Meski belum mau mendetailkan apa saja yang diubah dalam aturan PP DHE SDA, ia menekankan, dari hasil rapat evaluasi ini implementasi PP DHE yang wajib ditempatkan sebesar 30% dari total ekspor telah berjalan dengan baik dengan tingkat kepatuhan eksportir hampir 90%.
Selain itu, ia memperkirakan, potensi retensi dari hasil penempatan dolar hasil ekspor yang diwajibkan selama tiga bulan di sistem keuangan dalam negeri akan mencapai US$ 14 miliar.
“Kita perkirakan bisa sampai akhir tahun ini US$ 14 billion, tentu kita akan intensifkan lagi retensi yang 3 bulan, dan kita juga melihat kan kita punya trade baik, antara ekspor dan impor kan positif di November, tinggi,” ucap Airlangga.
Sebagaimana diketahui, kajian perubahan ketentuan PP DHE SDA ini sudah lama santer berhembus sejak pertengahan tahun lalu.
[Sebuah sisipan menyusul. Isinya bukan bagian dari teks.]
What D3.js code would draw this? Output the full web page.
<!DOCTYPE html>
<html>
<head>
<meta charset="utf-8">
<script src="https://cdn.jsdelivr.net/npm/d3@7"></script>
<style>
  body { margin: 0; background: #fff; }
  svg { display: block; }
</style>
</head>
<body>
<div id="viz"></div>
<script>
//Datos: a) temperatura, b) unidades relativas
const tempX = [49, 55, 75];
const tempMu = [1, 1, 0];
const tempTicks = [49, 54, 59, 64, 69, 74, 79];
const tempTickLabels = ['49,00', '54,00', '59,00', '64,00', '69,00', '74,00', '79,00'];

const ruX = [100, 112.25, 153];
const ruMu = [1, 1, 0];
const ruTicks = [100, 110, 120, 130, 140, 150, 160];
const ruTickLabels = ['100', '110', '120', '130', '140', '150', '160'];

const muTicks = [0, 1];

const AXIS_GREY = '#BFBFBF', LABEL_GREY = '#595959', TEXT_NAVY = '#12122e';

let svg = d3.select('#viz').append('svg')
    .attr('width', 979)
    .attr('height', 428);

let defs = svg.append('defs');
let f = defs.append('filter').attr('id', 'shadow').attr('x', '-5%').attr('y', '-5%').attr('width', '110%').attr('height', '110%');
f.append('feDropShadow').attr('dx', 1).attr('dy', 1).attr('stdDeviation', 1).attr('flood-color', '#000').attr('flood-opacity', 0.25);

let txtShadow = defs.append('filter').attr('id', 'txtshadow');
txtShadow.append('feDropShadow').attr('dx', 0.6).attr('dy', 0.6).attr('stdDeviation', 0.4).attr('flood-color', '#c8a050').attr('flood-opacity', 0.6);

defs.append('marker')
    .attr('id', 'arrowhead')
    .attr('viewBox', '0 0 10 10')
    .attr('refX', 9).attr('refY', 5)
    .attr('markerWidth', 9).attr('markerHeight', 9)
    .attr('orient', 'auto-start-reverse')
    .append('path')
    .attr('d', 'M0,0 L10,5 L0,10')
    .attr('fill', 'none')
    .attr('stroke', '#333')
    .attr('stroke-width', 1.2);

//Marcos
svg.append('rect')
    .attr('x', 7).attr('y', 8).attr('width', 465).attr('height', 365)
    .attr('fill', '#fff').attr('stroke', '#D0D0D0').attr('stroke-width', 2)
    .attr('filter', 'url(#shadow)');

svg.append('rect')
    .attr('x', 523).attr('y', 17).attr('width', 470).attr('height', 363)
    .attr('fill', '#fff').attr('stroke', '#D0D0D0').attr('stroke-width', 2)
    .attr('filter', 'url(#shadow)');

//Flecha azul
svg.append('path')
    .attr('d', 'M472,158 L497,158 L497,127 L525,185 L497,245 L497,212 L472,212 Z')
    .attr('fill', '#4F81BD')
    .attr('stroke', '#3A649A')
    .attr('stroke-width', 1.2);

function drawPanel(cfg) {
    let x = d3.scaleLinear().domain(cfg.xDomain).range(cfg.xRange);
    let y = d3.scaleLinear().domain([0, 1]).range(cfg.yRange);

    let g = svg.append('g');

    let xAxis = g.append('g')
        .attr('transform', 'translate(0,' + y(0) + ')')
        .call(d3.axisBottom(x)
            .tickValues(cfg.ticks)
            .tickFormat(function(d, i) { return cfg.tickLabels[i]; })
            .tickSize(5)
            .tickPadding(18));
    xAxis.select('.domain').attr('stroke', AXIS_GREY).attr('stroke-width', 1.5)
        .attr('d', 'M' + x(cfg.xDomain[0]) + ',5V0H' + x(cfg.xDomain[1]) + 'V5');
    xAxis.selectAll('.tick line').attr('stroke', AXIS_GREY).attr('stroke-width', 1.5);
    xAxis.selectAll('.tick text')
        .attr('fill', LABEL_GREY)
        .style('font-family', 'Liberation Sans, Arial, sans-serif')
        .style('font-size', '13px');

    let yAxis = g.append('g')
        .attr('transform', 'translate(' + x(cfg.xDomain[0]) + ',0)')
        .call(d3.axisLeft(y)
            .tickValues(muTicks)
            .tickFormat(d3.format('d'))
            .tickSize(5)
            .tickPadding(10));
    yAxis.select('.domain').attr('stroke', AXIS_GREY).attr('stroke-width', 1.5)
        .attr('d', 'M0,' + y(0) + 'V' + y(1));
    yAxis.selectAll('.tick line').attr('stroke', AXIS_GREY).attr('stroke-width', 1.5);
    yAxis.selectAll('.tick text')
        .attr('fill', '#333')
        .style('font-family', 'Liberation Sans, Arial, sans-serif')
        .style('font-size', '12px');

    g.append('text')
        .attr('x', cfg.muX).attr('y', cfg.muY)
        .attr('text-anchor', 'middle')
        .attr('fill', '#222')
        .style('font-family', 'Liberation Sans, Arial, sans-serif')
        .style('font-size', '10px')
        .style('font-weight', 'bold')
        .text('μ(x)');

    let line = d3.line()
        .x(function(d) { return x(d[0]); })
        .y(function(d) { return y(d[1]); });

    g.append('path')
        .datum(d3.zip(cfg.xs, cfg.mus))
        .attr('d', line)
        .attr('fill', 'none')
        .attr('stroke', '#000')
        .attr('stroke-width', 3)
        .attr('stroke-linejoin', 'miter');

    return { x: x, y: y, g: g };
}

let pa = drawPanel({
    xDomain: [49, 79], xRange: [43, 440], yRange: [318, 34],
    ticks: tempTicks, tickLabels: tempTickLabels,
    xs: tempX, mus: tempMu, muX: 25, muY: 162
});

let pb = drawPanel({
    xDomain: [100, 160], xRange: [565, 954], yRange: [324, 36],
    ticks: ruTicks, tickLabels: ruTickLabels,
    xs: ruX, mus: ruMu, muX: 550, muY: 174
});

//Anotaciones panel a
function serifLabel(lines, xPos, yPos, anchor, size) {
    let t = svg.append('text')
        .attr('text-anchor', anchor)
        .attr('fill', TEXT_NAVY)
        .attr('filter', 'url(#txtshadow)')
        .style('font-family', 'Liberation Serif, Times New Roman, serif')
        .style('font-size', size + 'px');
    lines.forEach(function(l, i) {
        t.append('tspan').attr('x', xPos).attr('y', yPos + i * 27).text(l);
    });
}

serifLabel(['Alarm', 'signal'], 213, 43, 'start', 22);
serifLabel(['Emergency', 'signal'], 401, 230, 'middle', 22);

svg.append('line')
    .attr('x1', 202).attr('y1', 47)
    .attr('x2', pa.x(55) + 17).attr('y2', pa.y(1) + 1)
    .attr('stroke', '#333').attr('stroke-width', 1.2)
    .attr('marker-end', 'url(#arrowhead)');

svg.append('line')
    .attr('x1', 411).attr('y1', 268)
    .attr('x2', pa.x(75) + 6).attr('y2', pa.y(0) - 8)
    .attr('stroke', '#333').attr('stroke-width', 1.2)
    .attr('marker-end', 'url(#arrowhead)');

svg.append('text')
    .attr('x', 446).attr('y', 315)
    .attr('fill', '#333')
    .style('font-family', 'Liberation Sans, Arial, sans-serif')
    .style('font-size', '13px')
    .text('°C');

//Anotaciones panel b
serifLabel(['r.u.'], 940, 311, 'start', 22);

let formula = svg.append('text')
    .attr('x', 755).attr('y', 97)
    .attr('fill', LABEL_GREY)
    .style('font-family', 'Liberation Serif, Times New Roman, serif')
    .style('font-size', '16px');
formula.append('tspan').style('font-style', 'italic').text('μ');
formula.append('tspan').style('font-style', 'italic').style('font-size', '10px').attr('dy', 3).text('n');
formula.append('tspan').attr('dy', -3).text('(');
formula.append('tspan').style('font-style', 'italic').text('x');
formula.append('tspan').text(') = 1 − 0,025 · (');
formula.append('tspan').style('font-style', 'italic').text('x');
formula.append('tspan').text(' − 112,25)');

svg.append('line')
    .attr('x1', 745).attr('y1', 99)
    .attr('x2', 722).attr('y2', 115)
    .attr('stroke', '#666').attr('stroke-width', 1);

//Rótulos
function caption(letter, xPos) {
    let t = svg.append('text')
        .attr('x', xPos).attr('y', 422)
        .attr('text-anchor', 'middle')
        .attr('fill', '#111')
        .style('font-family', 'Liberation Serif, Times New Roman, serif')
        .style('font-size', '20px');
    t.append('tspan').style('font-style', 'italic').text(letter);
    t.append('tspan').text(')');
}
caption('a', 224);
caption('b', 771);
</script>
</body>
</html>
Staf Khusus Menko Perekonomian Raden Pardede mengatakan, selain rancangan ketentuan durasi penempatan yang lebih lama di dalam negeri, nilai hasil ekspor yang harus disimpan di sistem keuangan domestik juga tengah dikaji.
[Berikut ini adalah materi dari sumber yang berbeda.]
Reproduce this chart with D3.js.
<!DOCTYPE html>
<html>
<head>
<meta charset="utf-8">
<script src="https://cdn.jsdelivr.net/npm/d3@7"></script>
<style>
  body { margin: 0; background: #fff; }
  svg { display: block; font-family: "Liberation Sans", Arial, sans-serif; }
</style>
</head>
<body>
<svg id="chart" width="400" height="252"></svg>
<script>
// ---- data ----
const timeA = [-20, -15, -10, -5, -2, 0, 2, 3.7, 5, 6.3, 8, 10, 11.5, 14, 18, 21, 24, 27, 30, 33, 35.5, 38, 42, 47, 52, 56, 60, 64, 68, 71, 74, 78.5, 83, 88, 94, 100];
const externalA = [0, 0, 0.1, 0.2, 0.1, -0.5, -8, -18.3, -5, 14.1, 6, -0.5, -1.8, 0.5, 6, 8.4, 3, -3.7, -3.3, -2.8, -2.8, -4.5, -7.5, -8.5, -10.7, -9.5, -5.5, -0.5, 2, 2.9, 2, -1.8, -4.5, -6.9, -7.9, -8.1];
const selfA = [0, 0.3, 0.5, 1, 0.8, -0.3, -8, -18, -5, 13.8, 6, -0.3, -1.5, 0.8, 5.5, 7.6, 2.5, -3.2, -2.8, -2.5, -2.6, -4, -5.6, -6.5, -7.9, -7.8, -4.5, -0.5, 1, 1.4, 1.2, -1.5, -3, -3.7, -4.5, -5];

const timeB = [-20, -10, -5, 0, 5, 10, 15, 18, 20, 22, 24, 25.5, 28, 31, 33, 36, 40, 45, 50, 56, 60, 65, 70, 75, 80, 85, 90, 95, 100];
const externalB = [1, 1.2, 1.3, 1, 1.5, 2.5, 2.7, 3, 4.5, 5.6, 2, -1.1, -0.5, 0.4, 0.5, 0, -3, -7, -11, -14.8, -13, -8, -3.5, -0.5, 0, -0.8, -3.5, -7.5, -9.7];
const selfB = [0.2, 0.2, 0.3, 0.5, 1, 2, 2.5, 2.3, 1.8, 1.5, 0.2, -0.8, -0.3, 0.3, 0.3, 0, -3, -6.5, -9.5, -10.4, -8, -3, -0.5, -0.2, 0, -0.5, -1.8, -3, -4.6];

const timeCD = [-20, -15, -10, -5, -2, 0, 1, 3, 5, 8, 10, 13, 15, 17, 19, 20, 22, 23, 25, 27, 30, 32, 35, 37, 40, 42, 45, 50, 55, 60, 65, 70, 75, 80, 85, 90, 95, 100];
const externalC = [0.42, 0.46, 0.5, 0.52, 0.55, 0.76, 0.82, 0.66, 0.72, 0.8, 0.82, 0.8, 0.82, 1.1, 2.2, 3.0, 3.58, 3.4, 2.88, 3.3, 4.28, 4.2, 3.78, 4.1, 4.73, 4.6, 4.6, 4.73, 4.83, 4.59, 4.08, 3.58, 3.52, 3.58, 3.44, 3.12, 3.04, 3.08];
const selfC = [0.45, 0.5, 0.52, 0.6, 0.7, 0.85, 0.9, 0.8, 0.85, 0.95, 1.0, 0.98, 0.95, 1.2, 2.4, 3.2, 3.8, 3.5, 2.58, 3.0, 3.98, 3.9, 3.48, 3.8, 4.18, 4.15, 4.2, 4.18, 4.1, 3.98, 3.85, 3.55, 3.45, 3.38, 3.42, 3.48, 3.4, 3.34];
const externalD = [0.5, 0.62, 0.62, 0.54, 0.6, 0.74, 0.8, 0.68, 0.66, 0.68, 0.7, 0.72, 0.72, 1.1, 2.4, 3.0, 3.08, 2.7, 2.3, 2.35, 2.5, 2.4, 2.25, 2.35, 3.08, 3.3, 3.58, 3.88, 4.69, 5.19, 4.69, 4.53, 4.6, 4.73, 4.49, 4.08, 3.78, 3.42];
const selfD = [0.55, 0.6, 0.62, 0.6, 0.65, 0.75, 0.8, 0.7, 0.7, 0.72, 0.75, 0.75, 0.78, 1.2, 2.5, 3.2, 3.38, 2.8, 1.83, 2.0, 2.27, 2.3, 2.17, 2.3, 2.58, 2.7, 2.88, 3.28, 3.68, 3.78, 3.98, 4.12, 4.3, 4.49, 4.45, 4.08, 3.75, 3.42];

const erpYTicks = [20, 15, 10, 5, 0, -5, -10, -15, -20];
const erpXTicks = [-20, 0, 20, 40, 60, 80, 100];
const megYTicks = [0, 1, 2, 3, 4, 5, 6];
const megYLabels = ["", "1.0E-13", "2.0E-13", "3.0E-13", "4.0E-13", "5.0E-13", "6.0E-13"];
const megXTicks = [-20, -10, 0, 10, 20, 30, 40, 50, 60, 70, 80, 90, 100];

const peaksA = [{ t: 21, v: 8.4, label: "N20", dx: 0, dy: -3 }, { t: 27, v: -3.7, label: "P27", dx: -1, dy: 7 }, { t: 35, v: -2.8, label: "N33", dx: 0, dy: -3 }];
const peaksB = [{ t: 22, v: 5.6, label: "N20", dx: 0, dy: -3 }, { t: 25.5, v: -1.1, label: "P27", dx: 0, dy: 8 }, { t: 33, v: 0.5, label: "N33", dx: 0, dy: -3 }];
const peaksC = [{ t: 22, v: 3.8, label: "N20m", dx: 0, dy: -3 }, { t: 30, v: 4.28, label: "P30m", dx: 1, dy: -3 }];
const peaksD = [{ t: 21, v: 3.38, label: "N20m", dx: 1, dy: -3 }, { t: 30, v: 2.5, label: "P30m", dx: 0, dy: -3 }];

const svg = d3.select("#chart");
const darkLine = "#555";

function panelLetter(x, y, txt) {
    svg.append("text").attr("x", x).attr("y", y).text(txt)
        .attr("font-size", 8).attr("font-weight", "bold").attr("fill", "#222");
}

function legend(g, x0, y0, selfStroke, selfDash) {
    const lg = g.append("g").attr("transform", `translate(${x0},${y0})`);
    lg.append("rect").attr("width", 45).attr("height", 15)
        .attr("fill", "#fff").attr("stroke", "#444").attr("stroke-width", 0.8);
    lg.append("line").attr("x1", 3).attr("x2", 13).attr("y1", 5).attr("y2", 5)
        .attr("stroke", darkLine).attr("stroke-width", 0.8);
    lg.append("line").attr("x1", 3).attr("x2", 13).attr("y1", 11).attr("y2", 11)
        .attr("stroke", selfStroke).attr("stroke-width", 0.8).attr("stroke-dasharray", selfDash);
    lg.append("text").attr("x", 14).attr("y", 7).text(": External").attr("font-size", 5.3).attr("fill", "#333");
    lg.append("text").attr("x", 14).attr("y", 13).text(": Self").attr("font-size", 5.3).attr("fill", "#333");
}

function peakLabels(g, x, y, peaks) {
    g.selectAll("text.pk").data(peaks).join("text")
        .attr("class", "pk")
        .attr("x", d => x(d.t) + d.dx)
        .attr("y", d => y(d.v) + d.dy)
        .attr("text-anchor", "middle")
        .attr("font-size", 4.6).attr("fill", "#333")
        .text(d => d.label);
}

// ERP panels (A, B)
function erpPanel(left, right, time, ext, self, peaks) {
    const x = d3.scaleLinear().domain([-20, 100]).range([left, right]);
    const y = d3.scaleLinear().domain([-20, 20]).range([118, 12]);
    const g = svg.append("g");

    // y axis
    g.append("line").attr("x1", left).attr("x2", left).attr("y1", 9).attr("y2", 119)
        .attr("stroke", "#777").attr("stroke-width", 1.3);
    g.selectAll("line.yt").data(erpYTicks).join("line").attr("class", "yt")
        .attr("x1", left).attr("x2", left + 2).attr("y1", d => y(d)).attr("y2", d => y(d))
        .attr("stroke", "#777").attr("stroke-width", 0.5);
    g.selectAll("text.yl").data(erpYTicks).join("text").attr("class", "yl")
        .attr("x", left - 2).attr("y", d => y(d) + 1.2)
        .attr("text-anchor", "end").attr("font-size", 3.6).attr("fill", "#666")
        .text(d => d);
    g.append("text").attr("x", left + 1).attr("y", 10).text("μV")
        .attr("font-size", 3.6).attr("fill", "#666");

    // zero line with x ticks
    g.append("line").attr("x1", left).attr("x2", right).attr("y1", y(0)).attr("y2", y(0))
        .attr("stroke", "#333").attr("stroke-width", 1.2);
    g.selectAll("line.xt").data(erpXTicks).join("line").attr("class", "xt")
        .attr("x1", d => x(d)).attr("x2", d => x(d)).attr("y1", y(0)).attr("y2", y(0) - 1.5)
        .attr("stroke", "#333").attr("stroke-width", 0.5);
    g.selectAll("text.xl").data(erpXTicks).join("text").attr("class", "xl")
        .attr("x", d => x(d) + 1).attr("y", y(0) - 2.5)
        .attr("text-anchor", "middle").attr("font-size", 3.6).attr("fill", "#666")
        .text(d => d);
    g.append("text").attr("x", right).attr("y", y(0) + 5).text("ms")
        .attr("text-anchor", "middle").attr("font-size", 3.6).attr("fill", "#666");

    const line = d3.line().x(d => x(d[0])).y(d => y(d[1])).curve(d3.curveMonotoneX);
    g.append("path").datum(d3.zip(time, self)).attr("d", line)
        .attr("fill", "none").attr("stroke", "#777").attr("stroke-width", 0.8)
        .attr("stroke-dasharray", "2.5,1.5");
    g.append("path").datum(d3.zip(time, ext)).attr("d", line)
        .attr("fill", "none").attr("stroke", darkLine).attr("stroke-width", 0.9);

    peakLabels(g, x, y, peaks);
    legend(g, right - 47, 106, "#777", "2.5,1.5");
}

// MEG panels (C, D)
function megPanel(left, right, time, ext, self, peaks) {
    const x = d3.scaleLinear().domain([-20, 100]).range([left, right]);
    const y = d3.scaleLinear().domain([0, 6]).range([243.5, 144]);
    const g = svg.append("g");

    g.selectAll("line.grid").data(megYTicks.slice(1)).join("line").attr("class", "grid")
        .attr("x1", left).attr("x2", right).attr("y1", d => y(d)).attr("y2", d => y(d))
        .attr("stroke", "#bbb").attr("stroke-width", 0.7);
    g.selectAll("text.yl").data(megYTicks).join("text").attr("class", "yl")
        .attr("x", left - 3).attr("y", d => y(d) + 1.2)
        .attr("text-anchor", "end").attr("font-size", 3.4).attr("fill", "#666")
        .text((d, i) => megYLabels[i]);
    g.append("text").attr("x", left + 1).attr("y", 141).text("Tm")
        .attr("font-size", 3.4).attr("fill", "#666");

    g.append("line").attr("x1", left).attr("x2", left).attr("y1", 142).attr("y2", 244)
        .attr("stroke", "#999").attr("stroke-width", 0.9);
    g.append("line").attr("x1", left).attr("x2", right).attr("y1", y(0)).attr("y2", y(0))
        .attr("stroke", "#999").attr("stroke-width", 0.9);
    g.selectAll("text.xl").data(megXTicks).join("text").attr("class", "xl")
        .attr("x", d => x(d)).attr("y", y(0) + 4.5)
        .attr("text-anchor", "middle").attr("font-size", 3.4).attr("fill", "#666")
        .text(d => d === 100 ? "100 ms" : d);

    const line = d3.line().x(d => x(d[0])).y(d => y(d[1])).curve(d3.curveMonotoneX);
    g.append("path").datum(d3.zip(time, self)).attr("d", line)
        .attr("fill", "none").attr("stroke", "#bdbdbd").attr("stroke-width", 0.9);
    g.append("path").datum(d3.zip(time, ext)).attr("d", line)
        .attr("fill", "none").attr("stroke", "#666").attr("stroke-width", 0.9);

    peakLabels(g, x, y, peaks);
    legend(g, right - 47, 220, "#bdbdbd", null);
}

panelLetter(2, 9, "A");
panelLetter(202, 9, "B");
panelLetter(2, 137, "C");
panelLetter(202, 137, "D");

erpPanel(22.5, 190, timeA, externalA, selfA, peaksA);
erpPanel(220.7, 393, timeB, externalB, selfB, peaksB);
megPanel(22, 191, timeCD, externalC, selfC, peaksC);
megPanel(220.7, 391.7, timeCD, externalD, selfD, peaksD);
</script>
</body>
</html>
Ia mengatakan, opsi yang dipertimbangkan ialah apakah menurunkan kewajiban penempatan dananya menjadi 25% dari yang selama ini sebesar 30% atau bahkan menaikkannya ke level 50% sampai dengan 75%.
“Apakah 50% atau 75%, apakah 25%, itu masih akan dikaji,” kata Raden seusai menghadiri acara Sarasehan 100 Ekonom Indonesia di Menara Bank Mega, Jakarta, pada awal Desember lalu.
Raden menekankan, perubahan ketentuan ini dilakukan dalam rangka pemerintah semakin menciptakan transparansi pencatatan nilai hasil ekspor yang selama ini terjadi di Indonesia. Selain itu, juga untuk makin mempertambah cadangan devisa pemerintah untuk stabilitas kurs.
“Kalau dia lebih banyak lagi yang bisa masuk maka cadangan devisa kita akan lebih baik, ya. Jadi kita jadi punya instrumen untuk bisa tetap membuat, menjaga rupiah stabil,” tegasnya.
Sebagai informasi, dalam aturan yang berlaku saat ini, para eksportir dengan nilai ekspor pada Pemberitahuan Pabean Ekspor 250 ribu dolar AS atau lebih, wajib menempatkan DHE-nya minimal 30% ke rekening khusus (reksus) dalam negeri yang difasilitasi oleh Bank Indonesia (BI) minimal 3 bulan.